CO N°1311 (09 septembre 2023) – Gabon – Coup d’État : on prend les mêmes et on continue ?

Bien que très diminué depuis quelques années par suite d’un accident vasculaire cérébral, le président du Gabon, Ali Bongo, a voulu se faire « élire » à nouveau en 2023. Le scrutin du 26 août dernier, qui aurait tourné en défaveur du dictateur, a provoqué une crise politique sur fond d’élection frauduleuse. La crise politique a débouché, mercredi 30 août, sur un coup d’État contre Bongo.

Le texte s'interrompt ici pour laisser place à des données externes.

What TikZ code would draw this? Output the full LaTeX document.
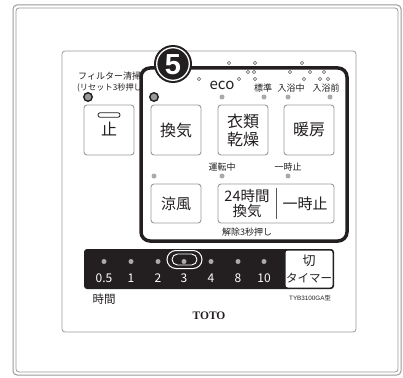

Le Gabon, ce pays d’Afrique équatoriale, à l’ombre de la Françafrique, peuplé de 2,4 millions d’habitants, regorge de richesses, notamment de pétrole et de gaz, de bois précieux et d’hydrocarbures. Les hydrocarbures sont aux mains des multinationales. Seules les infrastructures liées aux exportations sont modernes. La population gabonaise, elle, pour un tiers vit en dessous du seuil de pauvreté. Elle se débat pour survivre et 40 % des jeunes sont au chômage.

Ministre de son père Omar Bongo pendant vingt ans, Ali Bongo lui a succédé en muselant toute opposition. Le vernis démocratique des élections gabonaises s’est écaillé un peu plus en 2016, lorsqu’Ali Bongo a assuré sa réélection en bombardant le QG de son adversaire, faisant 27 morts à quelques pas du camp de l’armée française, qui n’a pas bronché. L’État français est intervenu sans discontinuer, y compris militairement, pour défendre les intérêts des entreprises telles TotalEnergies qui contrôlent l’économie de cette ancienne colonie.

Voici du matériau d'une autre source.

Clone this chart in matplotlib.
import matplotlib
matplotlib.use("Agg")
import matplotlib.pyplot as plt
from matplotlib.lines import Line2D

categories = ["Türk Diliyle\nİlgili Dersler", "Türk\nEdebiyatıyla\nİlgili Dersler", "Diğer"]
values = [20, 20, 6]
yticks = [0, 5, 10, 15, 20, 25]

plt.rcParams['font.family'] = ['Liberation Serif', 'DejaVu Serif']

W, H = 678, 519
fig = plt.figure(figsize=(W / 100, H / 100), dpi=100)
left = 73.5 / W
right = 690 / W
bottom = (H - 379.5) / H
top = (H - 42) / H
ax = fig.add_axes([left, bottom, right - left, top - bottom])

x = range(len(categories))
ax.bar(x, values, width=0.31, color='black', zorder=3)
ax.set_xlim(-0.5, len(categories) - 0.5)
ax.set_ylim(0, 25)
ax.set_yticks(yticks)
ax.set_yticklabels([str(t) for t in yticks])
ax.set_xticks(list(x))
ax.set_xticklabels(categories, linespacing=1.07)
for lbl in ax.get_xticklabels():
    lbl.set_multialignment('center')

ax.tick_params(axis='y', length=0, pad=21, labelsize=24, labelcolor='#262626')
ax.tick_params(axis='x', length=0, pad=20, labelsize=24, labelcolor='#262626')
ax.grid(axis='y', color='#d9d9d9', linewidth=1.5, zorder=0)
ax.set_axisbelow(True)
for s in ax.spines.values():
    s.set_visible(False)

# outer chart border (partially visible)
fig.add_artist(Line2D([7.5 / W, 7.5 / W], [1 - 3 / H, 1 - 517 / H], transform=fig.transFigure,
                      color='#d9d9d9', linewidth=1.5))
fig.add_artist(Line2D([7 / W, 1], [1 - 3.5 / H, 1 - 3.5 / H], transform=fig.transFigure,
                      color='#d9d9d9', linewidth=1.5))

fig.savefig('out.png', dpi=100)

Peu nombreux sont ceux qui déplorent le renversement d’Ali Bongo par un coup d’État militaire, tant le règne des Bongo depuis plus d’un demi-siècle rimait avec enrichissement personnel et soumission aux grandes compagnies françaises.

La France le lâchera-t-elle au profit d’un autre pour garder son contrôle sur le Gabon ?

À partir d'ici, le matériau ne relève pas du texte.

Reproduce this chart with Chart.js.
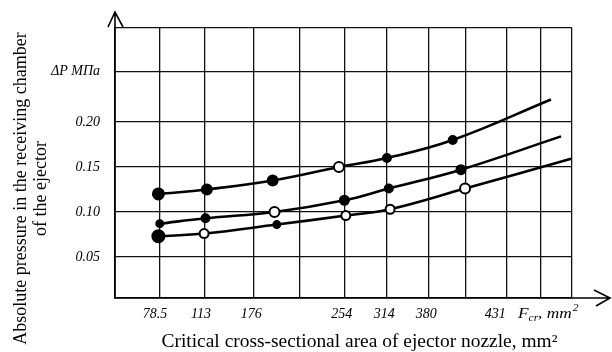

Le général Brice Clotaire Oligui Nguema, qui a renversé Ali Bongo, a prêté serment lundi au Gabon en tant que président d’une période de transition au terme de laquelle il a promis des élections sans en préciser la date.

Or ce nouvel homme fort est un cousin d’Ali Bongo. Il a commencé sa carrière au service d’Omar Bongo avant de devenir, en 2019, le responsable de la garde présidentielle du fils. Il est connu pour avoir détourné des millions afin d’investir dans l’immobilier en France et aux États-Unis.

Les travailleurs gabonais n’ont rien à attendre de cette révolution de palais. Elle s’est faite aussi contre eux.

Le gouvernement français peut éventuellement se satisfaire de ce changement si les nouveaux dirigeants du pays se montrent accommodants, l’important pour lui étant d’avoir à Libreville, la capitale, un régime qui protège les intérêts des grandes sociétés françaises. Mais la population du Gabon ne verra pas grande différence entre les nouveaux maîtres et les anciens.